Predicting Attrition in Healthcare Industry?
Predicting Attrition in Healthcare Industry
In this exercise, classification models will be used to answer what factors lead to employee attrition in the Healthcare industry. The dataset used is a Kaggle dataset which can be found here.
We will go through data cleaning, investigating distributions, exploratory data analysis, and then finally modeling using several classification models.
The link to the jupyter notebook is located here.
Exploratory Data Analysis
The dataset consists of numeric features such as Age, hourly, daily, and monthly rate, as well as monthly income. Also has features that deal with years at current company, years worked, years in current role etc… The categorical features consist of department, education, job level, job involvement, gender, marital status.
The data consists of no missing values, so there is no need to impute missing values or remove the observations. As far as numeric columns, there are outliers, and will use Standard Scalar before modeling.
The data consist of 1,676 rows and 35 columns, and the dependent variable, Attrition, consists of 12% attrition, 88% no attrition.
Below shows the correlation among the numeric features. The heatmap shows that the following features are positively correlated with each other: Age, MonthlyIncome,TotalWorkingYears, YearsatCompany,YearsInCurrentRole, YearsSinceLastPromotion,YearswithCurrManager.

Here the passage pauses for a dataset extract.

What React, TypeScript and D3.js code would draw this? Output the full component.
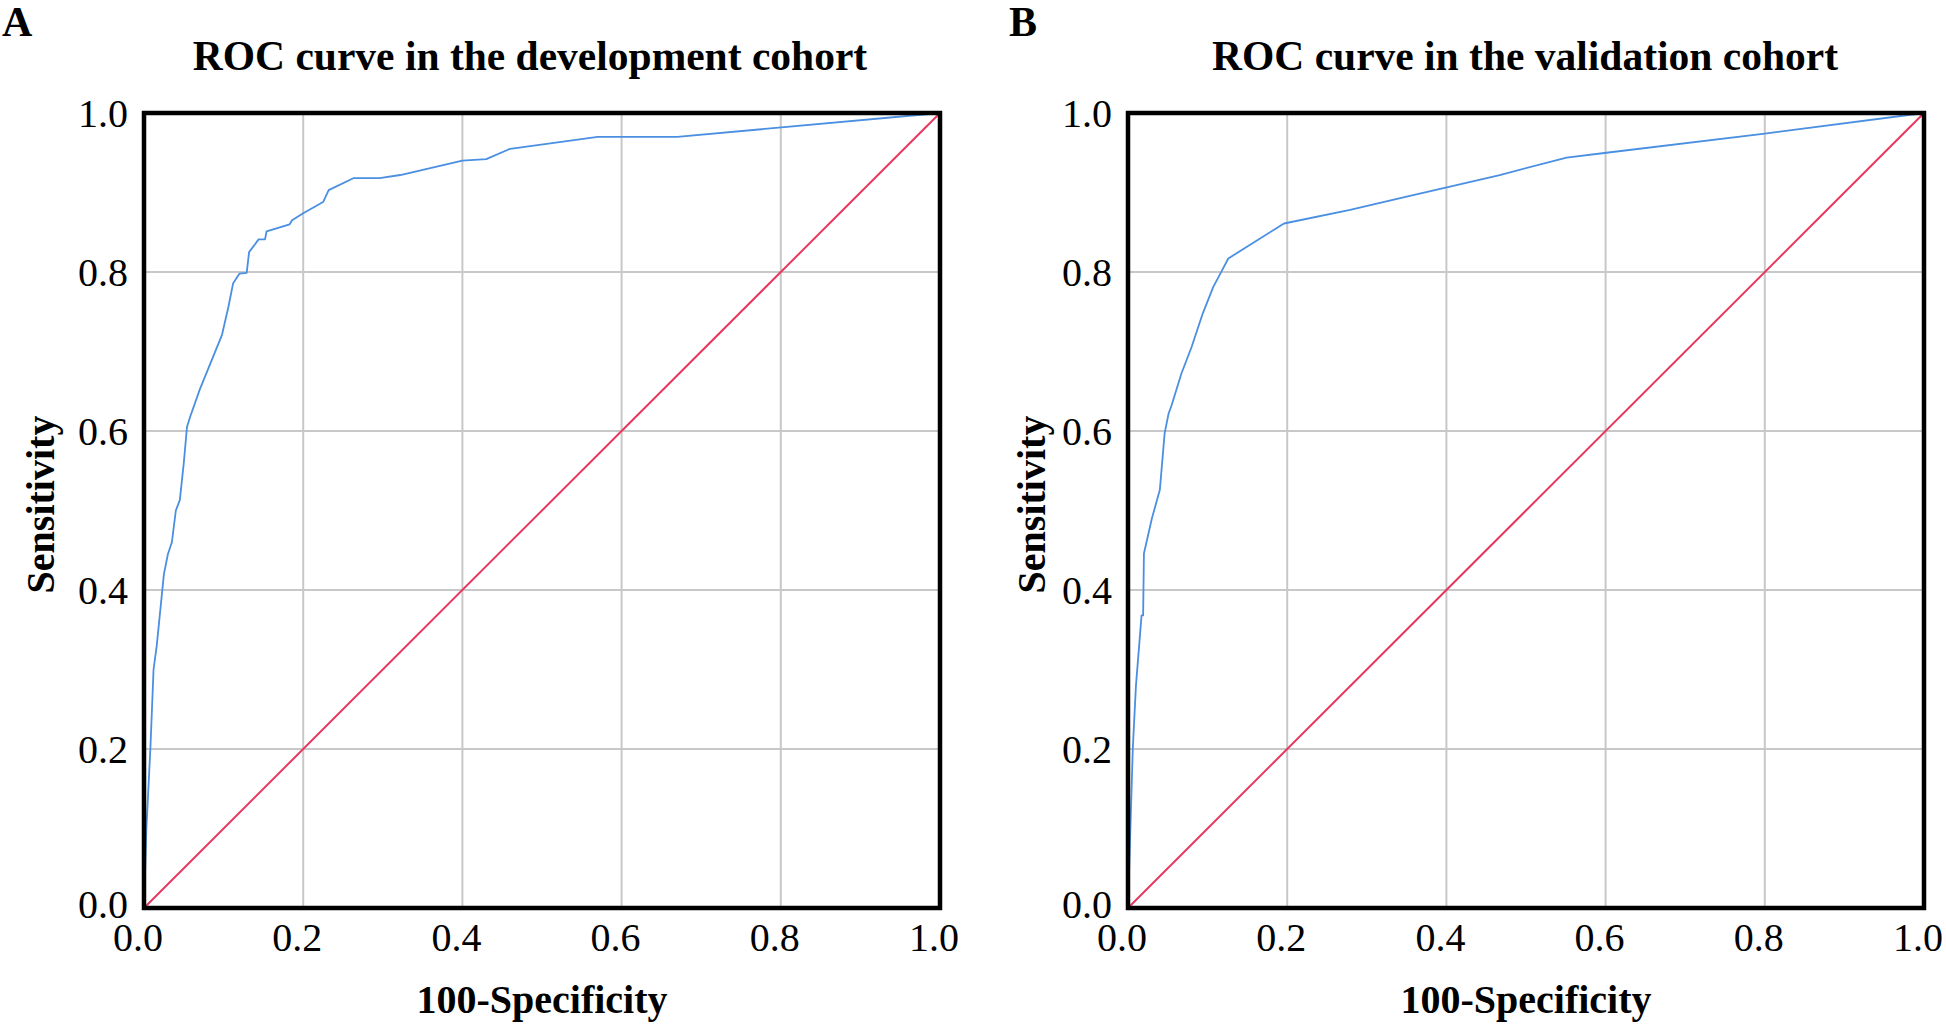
import React from "react";
import * as d3 from "d3";

// development cohort ROC points (1 - specificity, sensitivity)
const devFpr = [0, 0.003, 0.008, 0.012, 0.016, 0.02, 0.025, 0.03, 0.035, 0.04, 0.045, 0.05, 0.054, 0.058, 0.07, 0.098, 0.106, 0.112, 0.12, 0.129, 0.132, 0.144, 0.152, 0.154, 0.183, 0.186, 0.2, 0.225, 0.232, 0.263, 0.296, 0.322, 0.4, 0.43, 0.46, 0.57, 0.67, 1.0];
const devSens = [0, 0.1, 0.2, 0.3, 0.33, 0.37, 0.42, 0.445, 0.46, 0.5, 0.513, 0.56, 0.605, 0.618, 0.652, 0.721, 0.756, 0.786, 0.798, 0.799, 0.825, 0.841, 0.841, 0.851, 0.86, 0.865, 0.874, 0.888, 0.903, 0.918, 0.918, 0.922, 0.94, 0.942, 0.955, 0.97, 0.97, 1.0];

// validation cohort ROC points
const valFpr = [0, 0.003, 0.006, 0.01, 0.014, 0.017, 0.019, 0.02, 0.03, 0.04, 0.046, 0.051, 0.055, 0.067, 0.08, 0.094, 0.107, 0.116, 0.126, 0.196, 0.279, 0.342, 0.467, 0.551, 0.601, 0.8, 1.0];
const valSens = [0, 0.1, 0.2, 0.28, 0.33, 0.368, 0.368, 0.446, 0.49, 0.526, 0.597, 0.622, 0.633, 0.672, 0.706, 0.748, 0.781, 0.798, 0.817, 0.861, 0.878, 0.893, 0.922, 0.944, 0.95, 0.974, 1.0];

const ticks = [0, 0.2, 0.4, 0.6, 0.8, 1.0];
const tickLabels = ["0.0", "0.2", "0.4", "0.6", "0.8", "1.0"];

const serif = "'Liberation Serif', 'Times New Roman', serif";

type PanelProps = {
  letter: string;
  title: string;
  fpr: number[];
  sens: number[];
  left: number;
  titleX: number;
  letterX: number;
  yTitleX: number;
};

const Panel = ({ letter, title, fpr, sens, left, titleX, letterX, yTitleX }: PanelProps) => {
  const size = 796;
  const top = 113;
  const x = d3.scaleLinear().domain([0, 1]).range([left, left + size]);
  const y = d3.scaleLinear().domain([0, 1]).range([top + 795, top]);

  const pts = fpr.map((f, i) => [f, sens[i]] as [number, number]);
  const line = d3
    .line<[number, number]>()
    .x((d) => x(d[0]))
    .y((d) => y(d[1]));

  const inner = ticks.slice(1, -1);

  return (
    <g>
      <text x={letterX} y={36} fontFamily={serif} fontWeight="bold" fontSize={42}>
        {letter}
      </text>
      <text x={titleX} y={70} textAnchor="middle" fontFamily={serif} fontWeight="bold" fontSize={41.5}>
        {title}
      </text>

      {inner.map((t) => (
        <line key={"gx" + t} x1={x(t)} x2={x(t)} y1={y(0)} y2={y(1)} stroke="#c8c8c8" strokeWidth={2} />
      ))}
      {inner.map((t) => (
        <line key={"gy" + t} x1={x(0)} x2={x(1)} y1={y(t)} y2={y(t)} stroke="#c8c8c8" strokeWidth={2} />
      ))}

      <line x1={x(0)} y1={y(0)} x2={x(1)} y2={y(1)} stroke="#e8375f" strokeWidth={2} />
      <path d={line(pts) || ""} fill="none" stroke="#4a8fe2" strokeWidth={1.8} strokeLinejoin="round" />

      <rect x={x(0)} y={y(1)} width={x(1) - x(0)} height={y(0) - y(1)} fill="none" stroke="#000" strokeWidth={4.5} />

      {ticks.map((t, i) => (
        <text key={"yl" + t} x={x(0) - 16} y={y(t) - (t === 0 ? 4 : 0)} dy="0.35em" textAnchor="end" fontFamily={serif} fontSize={40}>
          {tickLabels[i]}
        </text>
      ))}
      {ticks.map((t, i) => (
        <text key={"xl" + t} x={x(t) - 6} y={951} textAnchor="middle" fontFamily={serif} fontSize={40}>
          {tickLabels[i]}
        </text>
      ))}

      <text
        transform={`translate(${yTitleX},${(y(0) + y(1)) / 2 - 6}) rotate(-90)`}
        textAnchor="middle"
        fontFamily={serif}
        fontWeight="bold"
        fontSize={40}
      >
        Sensitivity
      </text>
      <text x={(x(0) + x(1)) / 2} y={1013} textAnchor="middle" fontFamily={serif} fontWeight="bold" fontSize={40}>
        100-Specificity
      </text>
    </g>
  );
};

export default function App() {
  return (
    <svg width={1946} height={1030} style={{ position: "absolute", left: 0, top: 0, background: "#fff" }}>
      <rect width={1946} height={1030} fill="#fff" />
      <Panel
        letter="A"
        title="ROC curve in the development cohort"
        fpr={devFpr}
        sens={devSens}
        left={144}
        titleX={530}
        letterX={2}
        yTitleX={54}
      />
      <Panel
        letter="B"
        title="ROC curve in the validation cohort"
        fpr={valFpr}
        sens={valSens}
        left={1128}
        titleX={1525}
        letterX={1009}
        yTitleX={1045}
      />
    </svg>
  );
}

There were other plots made that looked at the interactions of various features, for those, please take a look at the jupyter notebook (link above).
Modeling
The data was transformed using Standard Scaler and One Hot Encoder. The models used in this analysis were:
- Logistic Regression
- With and Without Recursive Feature Elimination (RFE)
- Random Forest
- Extra Trees
- Gradient Boosting
GridsearchCV was used for hyperparameter tuning. The main goal should be to reduce False Negatives, and by that i mean we want to reduce the scenario where the model predicted “No Attrition” and the data showed “Attrition”. The reason why I feel this should be main goal, is that as an employer, I would want to know before an employee leaves as I do not want to be short handed and have enough time to find replacement.
Logistic Regression
Using Logistic Regression, I performed four different models, using a combination of scaled/non-scaled data, and with and withou RFE Results are shown below:
Model | Accuracy | AUC | False Negative |
---|---|---|---|
Logistic Regression - Scaled Data | 0.934 | 0.972 | 0.052 |
Logistic Regression - Non-Scaled Data | 0.922 | 0.945 | 0.060 |
Logistic Regression - Scaled w/RFE Data | 0.903 | 0.909 | 0.076 |
Logistic Regression - Non-Scaled w/RFE Data | 0.928 | 0.967 | 0.050 |
It seems like Logistic Regression is overfitting. We will compare this later on with the other models.
Random Forest
I decided to see how RFE worked with Random Forest,and the results were negligible for the most part. The false negative was lower with the RFE, but still was higher than Logistic Regression. Because Random Forest introduces bagging and random sampling of features, it leads me to believe that Logistic Regression indeed has an overfiting problem
Model | Accuracy | AUC | False Negative |
---|---|---|---|
Random Forest - wo/RFE | 0.901 | 0.950 | 0.092 |
Random Forest - w/RFE | 0.907 | 0.950 | 0.082 |
The Confusion Matrix: For Non-RFE:
For RFE:
Extra Trees
The Extra Trees and Random Forest w/RFE yielded similar results
Model | Accuracy | AUC | False Negative |
---|---|---|---|
Extra Trees | 0.907 | 0.941 | 0.082 |
The Confusion Matrix:
Gradient Boosting
Gradient Boosting does perform better than Random Forest and Extra Trees, but also known to overfit.
Model | Accuracy | AUC | False Negative |
---|---|---|---|
Gradient Boosting | 0.922 | 0.954 | 0.060 |
The Confusion Matrix:
Conclusion
While Logistic Regression did perform better in terms of accuracy and lower false negatives, I believe it is due to overfitting. As far as Random Forest, Extra Trees, and Gradient Boosting, the latter performed the best in terms of accuracy and lower false negatives.
Enhancements are needed, especially in terms of reducing overfitting due to low number of observations. Also, need to investigate more into how I can improve the recall which is very low for the non-Logistic Regression models.
In terms of what I wanted to accomplish, I did learn about various methods like Recursive Feature Elimination and efficient way to use column transformers. I did look at various sites for help, and is linked in the jupyter notebook.